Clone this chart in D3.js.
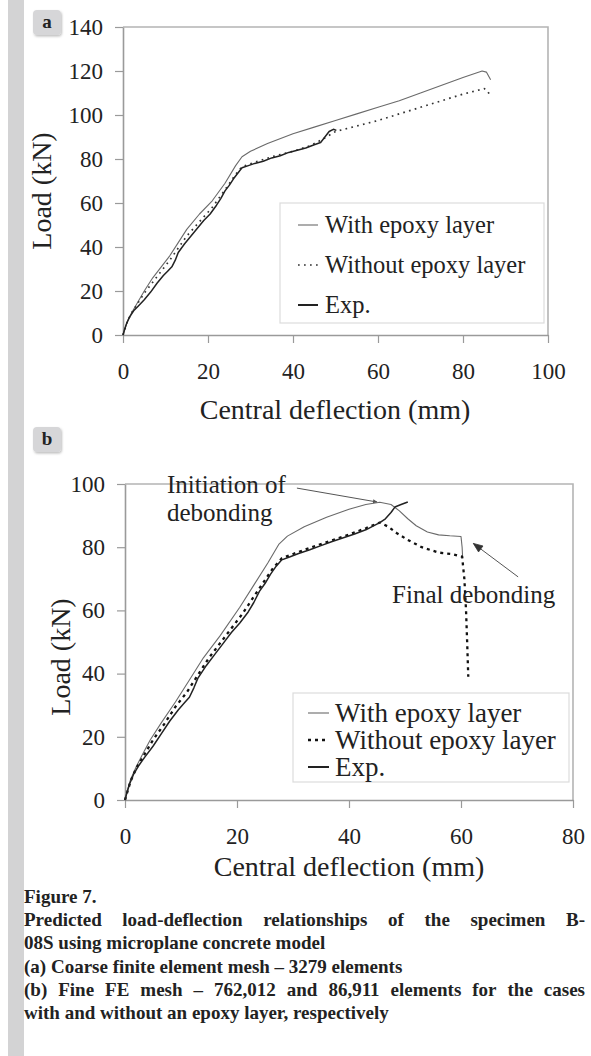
<!DOCTYPE html>
<html>
<head>
<meta charset="utf-8">
<script src="https://cdn.jsdelivr.net/npm/d3@7/dist/d3.min.js"></script>
<style>
  html, body { margin: 0; padding: 0; background: #fff; }
  svg { display: block; }
  text { font-family: "Liberation Serif", "Times New Roman", serif; fill: #222; }
</style>
</head>
<body>
<svg id="fig" width="591" height="1056"></svg>
<script>
// ---- Panel (a): coarse mesh ----
const xTicksA = [0, 20, 40, 60, 80, 100];
const yTicksA = [0, 20, 40, 60, 80, 100, 120, 140];

const withEpoxyA = [[0,0],[0.5,3],[1,6],[2,10],[3.5,15],[5,20],[7,26],[9,31],[11,36],[13,42],[15,48],
  [18,55],[21,61],[24,69],[26.5,77],[28,81],[30,83.5],[34,87],[40,91.5],[45,94.5],[50,97.5],[55,100.5],
  [60,103.5],[65,106.5],[70,110],[75,113.5],[80,117],[84.5,120],[85.5,119.5],[86.5,116]];

const withoutEpoxyA = [[0,0],[0.5,3],[1,6],[2,10],[3.5,14.5],[5,19],[7,24],[9,29],[11,34],[13,39.5],
  [15,45],[18,51.5],[21,58],[24,66],[26.5,73],[28,76.5],[31,78.5],[35,81],[40,83.5],[44,86],[47,89],
  [50,92.5],[55,95],[60,97.5],[65,100.5],[70,103.5],[75,106.5],[80,109.5],[85,112],[85.8,111],[86.5,108]];

const expA = [[0,0],[0.3,2],[0.8,5],[1.5,8],[2.5,11],[3.5,13],[5,16],[6.5,19.5],[8,23.5],[9.5,27],
  [10.5,29],[11.5,31],[12.3,34],[13,37.5],[14.5,41.5],[16,45],[17.5,48.5],[19,52],[20.5,55],[22,59],
  [23,62],[24,65.5],[25,68],[26,71],[27,73.5],[28,76],[29.5,77],[31,78],[33,79],[35,80.5],[37,81.5],
  [39,83],[41,84],[43,85],[45,86.5],[46.5,87.5],[47.5,90],[48.5,92.5],[49.5,93.5],[50.2,93]];

// ---- Panel (b): fine mesh ----
const xTicksB = [0, 20, 40, 60, 80];
const yTicksB = [0, 20, 40, 60, 80, 100];

const withEpoxyB = [[0,0],[0.5,3.5],[1,6.5],[2,10.5],[3,14],[4.5,19],[6.5,24.5],[9,31],[11.5,38],[14,45],
  [17,52],[20.5,61],[23,68],[25.5,75],[27.5,81],[29,83.5],[32,86.5],[36,89.5],[40,92],[43,93.5],
  [45.5,94.2],[47.5,93.5],[49,91.5],[50.5,89],[52,86.8],[54,84.8],[56,83.9],[58,83.6],[60,83.4],
  [60.2,80],[60.3,76.5]];

const withoutEpoxyB = [[0,0],[0.5,3],[1,6],[2,10],[3.5,14.5],[5,19],[7,24],[9,29.5],[11,34],[13,39.5],
  [15,45],[18,52],[21,59],[24,67],[26.5,73.5],[28,76.5],[31,78.5],[35,81],[40,84],[43,86],[45.5,87.8],
  [47,86.5],[48.5,84.5],[50.5,82.3],[53,80],[56,78.3],[58.5,77.8],[60.2,77],[60.6,70],[60.9,60],
  [61.1,50],[61.3,39]];

const expB = [[0,0],[0.3,2],[0.8,5],[1.5,8],[2.5,11],[3.5,13.5],[5,17],[6.5,21],[8,25],[9.5,28.5],
  [10.5,30.5],[11.5,32.5],[12.3,35.5],[13,38.5],[14.5,42.5],[16,46],[17.5,49.5],[19,53],[20.5,56],
  [22,59.5],[23,62.5],[24,66],[25,68.5],[26,71.5],[27,74],[28,76],[29.5,77],[31,78],[33,79.2],[35,80.5],
  [37,81.8],[39,83],[41,84.2],[43,85.5],[45.5,87.8],[46.5,89],[47.5,91],[48.2,92.7],[49.3,93.5],[50.5,94.3]];

const seriesNames = ["With epoxy layer", "Without epoxy layer", "Exp."];

const captionTitle = "Figure 7.";
const captionLines = [
  {t: "Predicted load-deflection relationships of the specimen B-", justify: true},
  {t: "08S using microplane concrete model", justify: false},
  {t: "(a) Coarse finite element mesh \u2013 3279 elements", justify: false},
  {t: "(b) Fine FE mesh \u2013 762,012 and 86,911 elements for the cases", justify: true},
  {t: "with and without an epoxy layer, respectively", justify: false}
];

const svg = d3.select("#fig");

// drop shadow for the panel letter boxes
const defs = svg.append("defs");
const f = defs.append("filter").attr("id", "shadow").attr("x", "-30%").attr("y", "-30%")
  .attr("width", "160%").attr("height", "160%");
f.append("feDropShadow").attr("dx", 1).attr("dy", 1.5).attr("stdDeviation", 1.2)
  .attr("flood-color", "#000").attr("flood-opacity", 0.25);
defs.append("marker").attr("id", "dotHead").attr("viewBox", "0 0 10 10")
  .attr("refX", 8).attr("refY", 5).attr("markerWidth", 5).attr("markerHeight", 5)
  .attr("orient", "auto")
  .append("path").attr("d", "M0,1 L9,5 L0,9 Z").attr("fill", "#555");

// side bar
svg.append("rect").attr("x", 8).attr("y", 0).attr("width", 16).attr("height", 1056).attr("fill", "#d3d3d4");

function letterBox(x, y, letter) {
  svg.append("rect").attr("x", x).attr("y", y).attr("width", 28).attr("height", 25).attr("rx", 4)
    .attr("fill", "#d6d6d8").attr("filter", "url(#shadow)");
  svg.append("text").attr("x", x + 14).attr("y", y + 18).attr("text-anchor", "middle")
    .attr("font-size", 19).attr("font-weight", "bold").text(letter);
}

const styles = [
  {stroke: "#6a6a6a", width: 1.1, dash: null},
  null,
  {stroke: "#222", width: 1.5, dash: null}
];

function panel(o) {
  const x = d3.scaleLinear().domain(o.xDomain).range(o.xRange);
  const y = d3.scaleLinear().domain(o.yDomain).range(o.yRange);
  const g = svg.append("g");

  // plot frame (top and right edges)
  g.append("path")
    .attr("d", `M${x(o.xDomain[0])},${y(o.yDomain[1])} H${x(o.xDomain[1])} V${y(o.yDomain[0])}`)
    .attr("fill", "none").attr("stroke", "#b4b4b4").attr("stroke-width", 1.6);

  const ax = g.append("g").attr("transform", `translate(0,${y(o.yDomain[0])})`)
    .call(d3.axisBottom(x).tickValues(o.xTicks).tickSize(8).tickSizeOuter(0).tickPadding(20));
  const ay = g.append("g").attr("transform", `translate(${x(o.xDomain[0])},0)`)
    .call(d3.axisLeft(y).tickValues(o.yTicks).tickSize(8).tickSizeOuter(0).tickPadding(12));
  [ax, ay].forEach(a => {
    a.select(".domain").attr("stroke", "#9a9a9a").attr("stroke-width", 1.6);
    a.selectAll(".tick line").attr("stroke", "#9a9a9a").attr("stroke-width", 1.2);
    a.selectAll(".tick text").attr("font-family", "Liberation Serif, serif")
      .attr("font-size", 23).attr("fill", "#222");
  });

  g.append("text").attr("x", o.xTitle[0]).attr("y", o.xTitle[1]).attr("text-anchor", "middle")
    .attr("font-size", 28).text("Central deflection (mm)");
  g.append("text").attr("transform", `translate(${o.yTitle[0]},${o.yTitle[1]}) rotate(-90)`)
    .attr("text-anchor", "middle").attr("font-size", 28).text("Load (kN)");

  const line = d3.line().x(d => x(d[0])).y(d => y(d[1]));
  const sty = [styles[0], o.dottedStyle, styles[2]];
  [o.withEpoxy, o.withoutEpoxy, o.exp].forEach((s, i) => {
    g.append("path").datum(s).attr("d", line).attr("fill", "none")
      .attr("stroke", sty[i].stroke).attr("stroke-width", sty[i].width)
      .attr("stroke-dasharray", sty[i].dash).attr("stroke-linejoin", "round");
  });

  // legend
  const L = o.legend;
  g.append("rect").attr("x", L.x).attr("y", L.y).attr("width", L.w).attr("height", L.h)
    .attr("fill", "#fff").attr("stroke", "#dcdcdc").attr("stroke-width", 1.2);
  seriesNames.forEach((name, i) => {
    const cy = L.y + L.first + i * L.step;
    g.append("line").attr("x1", L.x + L.lx0).attr("x2", L.x + L.lx1).attr("y1", cy).attr("y2", cy)
      .attr("stroke", sty[i].stroke).attr("stroke-width", i === 2 ? 2 : sty[i].width)
      .attr("stroke-dasharray", sty[i].dash);
    g.append("text").attr("x", L.x + L.tx).attr("y", cy + L.fs * 0.33).attr("font-size", L.fs).text(name);
  });
  return {x, y, g};
}

letterBox(33, 10, "a");
panel({
  xDomain: [0, 100], xRange: [123, 548], yDomain: [0, 140], yRange: [335, 27],
  xTicks: xTicksA, yTicks: yTicksA,
  xTitle: [335, 419], yTitle: [51, 191],
  withEpoxy: withEpoxyA, withoutEpoxy: withoutEpoxyA, exp: expA,
  dottedStyle: {stroke: "#333", width: 1.7, dash: "1.7,4.3"},
  legend: {x: 280, y: 203, w: 264, h: 120, first: 22, step: 40, lx0: 18, lx1: 38, tx: 45, fs: 24.5}
});

letterBox(33, 427, "b");
const pb = panel({
  xDomain: [0, 80], xRange: [125, 573], yDomain: [0, 100], yRange: [800, 484],
  xTicks: xTicksB, yTicks: yTicksB,
  xTitle: [349, 876], yTitle: [70, 657],
  withEpoxy: withEpoxyB, withoutEpoxy: withoutEpoxyB, exp: expB,
  dottedStyle: {stroke: "#111", width: 2.3, dash: "3,4"},
  legend: {x: 293, y: 693, w: 276, h: 89, first: 20, step: 27, lx0: 15, lx1: 36, tx: 42, fs: 27}
});

// annotations in panel (b), placed in data units
const xb = pb.x, yb = pb.y;
svg.append("text").attr("x", xb(7.5)).attr("y", yb(97.2)).attr("font-size", 25).text("Initiation of");
svg.append("text").attr("x", xb(7.5)).attr("y", yb(88.2)).attr("font-size", 25).text("debonding");
svg.append("line").attr("x1", xb(30.7)).attr("y1", yb(98.7)).attr("x2", xb(45)).attr("y2", yb(94.3))
  .attr("stroke", "#555").attr("stroke-width", 1).attr("marker-end", "url(#dotHead)");

svg.append("text").attr("x", xb(47.7)).attr("y", yb(62.3)).attr("font-size", 25).text("Final debonding");
const ax0 = xb(70.2), ay0 = yb(70.6), ax1 = xb(62.2), ay1 = yb(81.2);
svg.append("line").attr("x1", ax0).attr("y1", ay0).attr("x2", ax1).attr("y2", ay1)
  .attr("stroke", "#555").attr("stroke-width", 1);
{
  const ang = Math.atan2(ay0 - ay1, ax0 - ax1), len = 10, spread = 0.38;
  svg.append("path")
    .attr("d", `M${ax1 + len * Math.cos(ang - spread)},${ay1 + len * Math.sin(ang - spread)} L${ax1},${ay1} L${ax1 + len * Math.cos(ang + spread)},${ay1 + len * Math.sin(ang + spread)} Z`)
    .attr("fill", "#333").attr("stroke", "#333").attr("stroke-width", 0.8);
}

// caption
const capX = 24, capRight = 585, capFs = 19, capTop = 903, capStep = 23.2;
svg.append("text").attr("x", capX).attr("y", capTop).attr("font-size", capFs)
  .attr("font-weight", "bold").text(captionTitle);
captionLines.forEach((ln, i) => {
  const yy = capTop + (i + 1) * capStep;
  const t = svg.append("text").attr("x", capX).attr("y", yy).attr("font-size", capFs).attr("font-weight", "bold");
  if (!ln.justify) { t.text(ln.t); return; }
  const words = ln.t.split(" ");
  const spans = words.map(w => t.append("tspan").text(w));
  const widths = spans.map(s => s.node().getComputedTextLength());
  const total = d3.sum(widths);
  const gap = (capRight - capX - total) / (words.length - 1);
  let cx = capX;
  spans.forEach((s, k) => { s.attr("x", cx); cx += widths[k] + gap; });
});
</script>
</body>
</html>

--

Work to do → Begin at the first line of the material and copy each line exactly through the one containing "const yTicksA = [0, 20, 40, 60, 80, 100, 120, 140];". Omit pictures.

Completed task →
Clone this chart in D3.js.
<!DOCTYPE html>
<html>
<head>
<meta charset="utf-8">
<script src="https://cdn.jsdelivr.net/npm/d3@7/dist/d3.min.js"></script>
<style>
  html, body { margin: 0; padding: 0; background: #fff; }
  svg { display: block; }
  text { font-family: "Liberation Serif", "Times New Roman", serif; fill: #222; }
</style>
</head>
<body>
<svg id="fig" width="591" height="1056"></svg>
<script>
// ---- Panel (a): coarse mesh ----
const xTicksA = [0, 20, 40, 60, 80, 100];
const yTicksA = [0, 20, 40, 60, 80, 100, 120, 140];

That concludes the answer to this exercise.